Emmy win for Delhi Crime strengthens India's soft power further
In this exclusive and heartfelt piece, Shefali Shah states the importance of stories, how she is hopeful about the future of content in India and cites Delhi Crime as evidence of the progress
Storytelling is an intrinsic part of humanity. Stories are passed from generation to generation — of adventures, experiences, fantasy, fiction and reality. Some narrated, some written and some personified on the celluloid. They have one thing in common — a universal sense of connection that can capture someone’s heart and also, perhaps, their mind.
India has a glorious history of art, cinema and filmmaking for more than a century. This has allowed a plethora of stories, across many themes, to be brought to life on screen. With the advent of streaming services, storytellers and actors have been given a vast canvas for their creative expression, resulting in fresh storytelling in the entertainment industry. Bringing new characters, untold stories and out-of-the-box ideas on screen.
Delhi Crime is one of the most respected shows bringing facets of humanity and society to the fore, and it went on to win the Best Drama Series at the International Emmys. It is a great example of an authentic and responsible story resonating everywhere. As an artist, it is exhilarating to know that your story can travel through 190 countries and be discovered on any given day by someone.

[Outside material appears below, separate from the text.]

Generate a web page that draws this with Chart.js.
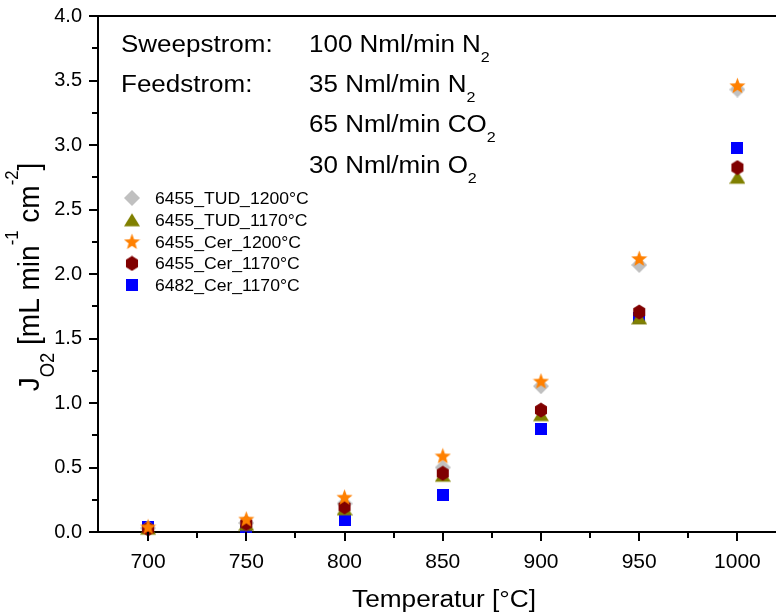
<!DOCTYPE html>
<html>
<head>
<meta charset="utf-8">
<title>Sauerstofffluss vs. Temperatur</title>
<script src="https://cdn.jsdelivr.net/npm/chart.js@4.4.1/dist/chart.umd.min.js"></script>
<style>
  body { margin: 0; background: #fff; }
  #wrap { width: 776px; height: 615px; }
</style>
</head>
<body>
<div id="wrap"><canvas id="fluxChart" width="776" height="615"></canvas></div>
<script>
const temps = [700, 750, 800, 850, 900, 950, 1000];
const tud1200 = [0.03, 0.07, 0.22, 0.50, 1.13, 2.07, 3.43];
const tud1170 = [0.03, 0.06, 0.18, 0.44, 0.91, 1.66, 2.75];
const cer1200 = [0.04, 0.10, 0.27, 0.59, 1.17, 2.12, 3.46];
const cer1170 = [0.025, 0.065, 0.195, 0.455, 0.945, 1.705, 2.825];
const ns6482 = [0.04, 0.04, 0.095, 0.29, 0.795, 1.66, 2.975];

const seriesNames = ['6455_TUD_1200°C', '6455_TUD_1170°C', '6455_Cer_1200°C', '6455_Cer_1170°C', '6482_Cer_1170°C'];

const xTickLabels = ['700', '750', '800', '850', '900', '950', '1000'];
const xMinorTicks = [725, 775, 825, 875, 925, 975];
const yTickLabels = ['0.0', '0.5', '1.0', '1.5', '2.0', '2.5', '3.0', '3.5', '4.0'];
const yMinorTicks = [0.25, 0.75, 1.25, 1.75, 2.25, 2.75, 3.25, 3.75];

const xMajor = xTickLabels.map(Number);
const yMajor = yTickLabels.map(Number);

const FONT = '"Liberation Sans", Arial, sans-serif';

// Marker als kleine Canvas-Bilder (Hexagon und Stern gibt es in Chart.js nicht gefüllt)
function makeMarker(kind, color, size) {
    const c = document.createElement('canvas');
    c.width = size; c.height = size;
    const g = c.getContext('2d');
    const m = size / 2;
    g.fillStyle = color;
    g.beginPath();
    if (kind === 'diamond') {
        g.moveTo(m, 0); g.lineTo(size, m); g.lineTo(m, size); g.lineTo(0, m);
    } else if (kind === 'triangle') {
        g.moveTo(m, 1.5); g.lineTo(size, size - 1.5); g.lineTo(0, size - 1.5);
    } else if (kind === 'star') {
        for (let k = 0; k < 10; k++) {
            const r = k % 2 ? m * 0.42 : m;
            const a = -Math.PI / 2 + k * Math.PI / 5;
            const px = m + r * Math.cos(a), py = m + 0.6 + r * Math.sin(a);
            k ? g.lineTo(px, py) : g.moveTo(px, py);
        }
    } else if (kind === 'hexagon') {
        for (let k = 0; k < 6; k++) {
            const a = -Math.PI / 2 + k * Math.PI / 3;
            const px = m + m * 0.87 * Math.cos(a), py = m + (m - 0.5) * Math.sin(a);
            k ? g.lineTo(px, py) : g.moveTo(px, py);
        }
    } else {
        g.rect(0, 0, size, size);
    }
    g.closePath();
    g.fill();
    return c;
}

const markers = [
    makeMarker('diamond', '#c0c0c0', 16),
    makeMarker('triangle', '#808000', 16),
    makeMarker('star', '#ff8000', 17),
    makeMarker('hexagon', '#800000', 16),
    makeMarker('square', '#0000ff', 12)
];

function toPoints(vals) {
    return temps.map((t, i) => ({ x: t, y: vals[i] }));
}

// Text mit Tief-/Hochstellung; sx = Streckung wie im Original
function richText(ctx, parts, x, y, size, sx, align, opt) {
    opt = opt || {};
    const subScale = opt.subScale || 0.62, subDy = opt.subDy || 0.43;
    const supScale = opt.supScale || 0.62, supDy = opt.supDy || -0.72;
    const fontOf = p => (p[1] === 1 ? size * subScale : p[1] === -1 ? size * supScale : size) + 'px ' + FONT;
    ctx.save();
    ctx.translate(x, y);
    if (opt.vert) ctx.scale(1, sx); else ctx.scale(sx, 1);
    let w = 0;
    parts.forEach(p => { ctx.font = fontOf(p); w += ctx.measureText(p[0]).width; });
    let cx = align === 'center' ? -w / 2 : 0;
    ctx.fillStyle = '#000';
    ctx.textAlign = 'left';
    ctx.textBaseline = 'alphabetic';
    parts.forEach(p => {
        ctx.font = fontOf(p);
        const dy = p[1] === 1 ? size * subDy : p[1] === -1 ? size * supDy : 0;
        ctx.fillText(p[0], cx, dy);
        cx += ctx.measureText(p[0]).width;
    });
    ctx.restore();
}

const decorations = {
    id: 'decorations',
    afterDraw(chart) {
        const ctx = chart.ctx, a = chart.chartArea;
        const xs = chart.scales.x, ys = chart.scales.y;
        ctx.save();
        ctx.strokeStyle = '#000';
        ctx.lineWidth = 2;
        ctx.beginPath();
        // obere und untere Achsenlinie bis zum rechten Rand
        ctx.moveTo(a.left - 1, Math.round(a.top)); ctx.lineTo(chart.width, Math.round(a.top));
        ctx.moveTo(a.right - 2, Math.round(a.bottom)); ctx.lineTo(chart.width, Math.round(a.bottom));
        // Tickmarken
        xMajor.forEach(v => { const p = Math.round(xs.getPixelForValue(v)); ctx.moveTo(p, a.bottom); ctx.lineTo(p, a.bottom + 9); });
        xMinorTicks.forEach(v => { const p = Math.round(xs.getPixelForValue(v)); ctx.moveTo(p, a.bottom); ctx.lineTo(p, a.bottom + 6); });
        yMajor.forEach(v => { const p = Math.round(ys.getPixelForValue(v)); ctx.moveTo(a.left, p); ctx.lineTo(a.left - 9, p); });
        yMinorTicks.forEach(v => { const p = Math.round(ys.getPixelForValue(v)); ctx.moveTo(a.left, p); ctx.lineTo(a.left - 6, p); });
        ctx.stroke();
        ctx.restore();

        // Versuchsbedingungen
        richText(ctx, [['Sweepstrom:', 0]], 121, 52, 23, 1.13);
        richText(ctx, [['100 Nml/min N', 0], ['2', 1]], 309, 52, 23, 1.13);
        richText(ctx, [['Feedstrom:', 0]], 121, 92, 23, 1.13);
        richText(ctx, [['35 Nml/min N', 0], ['2', 1]], 309, 92, 23, 1.13);
        richText(ctx, [['65 Nml/min CO', 0], ['2', 1]], 309, 132, 23, 1.13);
        richText(ctx, [['30 Nml/min O', 0], ['2', 1]], 309, 173, 23, 1.13);

        // Legende
        seriesNames.forEach((name, i) => {
            const y = 198 + i * 21.8;
            const img = markers[i];
            ctx.drawImage(img, 132 - img.width / 2, y - img.height / 2);
            richText(ctx, [[name, 0]], 155, y + 6, 16, 1.1);
        });

        // Achsentitel
        richText(ctx, [['Temperatur [°C]', 0]], 444, 607, 23, 1.14, 'center');
        ctx.save();
        ctx.translate(39, 277);
        ctx.rotate(-Math.PI / 2);
        richText(ctx, [['J', 0], ['O2', 1], [' [mL min', 0], ['-1', -1], [' cm', 0], ['-2', -1], [']', 0]],
            0, 0, 28, 1.05, 'center',
            { vert: true, subScale: 0.66, subDy: 0.52, supScale: 0.6, supDy: -0.7 });
        ctx.restore();
    }
};

new Chart(document.getElementById('fluxChart'), {
    type: 'scatter',
    data: {
        datasets: [
            { label: seriesNames[0], data: toPoints(tud1200), pointStyle: markers[0], order: 2, clip: false },
            { label: seriesNames[1], data: toPoints(tud1170), pointStyle: markers[1], order: 3, clip: false },
            { label: seriesNames[2], data: toPoints(cer1200), pointStyle: markers[2], order: 0, clip: false },
            { label: seriesNames[3], data: toPoints(cer1170), pointStyle: markers[3], order: 1, clip: false },
            { label: seriesNames[4], data: toPoints(ns6482), pointStyle: markers[4], order: 4, clip: false }
        ]
    },
    options: {
        responsive: false,
        animation: false,
        layout: { padding: { top: 16, right: 0, left: 0, bottom: 0 } },
        plugins: {
            legend: { display: false },
            tooltip: { enabled: false }
        },
        scales: {
            x: {
                type: 'linear',
                min: 674.5,
                max: 1017.1,
                afterBuildTicks: s => { s.ticks = xMajor.map(v => ({ value: v })); },
                afterFit: s => { s.height = 83; s.paddingLeft = 0; s.paddingRight = 0; },
                grid: { display: false },
                border: { display: true, color: '#000', width: 2 },
                ticks: {
                    autoSkip: false, maxRotation: 0, padding: 10, color: '#000',
                    font: { family: FONT, size: 21 },
                    callback: v => xTickLabels[xMajor.indexOf(v)]
                }
            },
            y: {
                type: 'linear',
                min: 0,
                max: 4,
                afterBuildTicks: s => { s.ticks = yMajor.map(v => ({ value: v })); },
                afterFit: s => { s.width = 98; s.paddingTop = 0; s.paddingBottom = 0; },
                grid: { display: false },
                border: { display: true, color: '#000', width: 2 },
                ticks: {
                    autoSkip: false, padding: 8, color: '#000',
                    font: { family: FONT, size: 20 },
                    callback: v => yTickLabels[yMajor.indexOf(v)]
                }
            }
        }
    },
    plugins: [decorations]
});
</script>
</body>
</html>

Older established paradigms are being challenged to cater to the cultural zeitgeist. One of the examples is the increase of women's representation both in front and behind the screens. It is so heartening to see characters like DCP Vartika Chaturvedi in Delhi Crime being created and services like Netflix completely trusting the creators and actors to do justice to these complex parts.
We’re also seeing more and more stories with women lead characters, and more films and series being written, produced and directed by women, with the creators and the consumers growing and ascending with every new story and how it’s told. It’s the best time for all artists, not just to pamper perception but to push beyond their comfort zones, to challenge it.
Consumers have the choice and control of what they want to watch, when, and on which device, broadening their perspective on culture and entertainment. Viewers today demand stories and characters that move them, which has enabled storytellers to tell the most passionate and best version of their story. They are consuming films and series not only in Indian languages but in many international languages as well, helping them see different parts of the world and understand diverse cultures on screen in an empowering and uniting moment for audiences, one that transcends borders and geographies.
All these factors have reduced barriers in the entertainment industry. Indian storytellers, both emerging as well as established, are creating stories that are diverse, authentic, local, relatable and ground-breaking. For audiences, this means discovering content for every kind of mood, be it lesser-told stories created by established filmmakers or bold strokes from emerging storytellers. For storytellers and artists, this means bringing their passion to life in the most creative way possible, without the pressures of a shelf-life or geographical limitations.
India’s film and entertainment industry has been an important point of influence globally, and the recent Emmy win for Delhi Crime only strengthens that soft power further. An ecosystem like this will continue to thrive as long as creative expression is celebrated and artists are given the freedom to unearth performances that move audiences. It’s the perfect time to not just be practical and prudent but to be preposterous and shift the very paradigm of entertainment and pave a path to progress, together. As an artist and a storyteller, I feel very excited about the opportunities that lie ahead.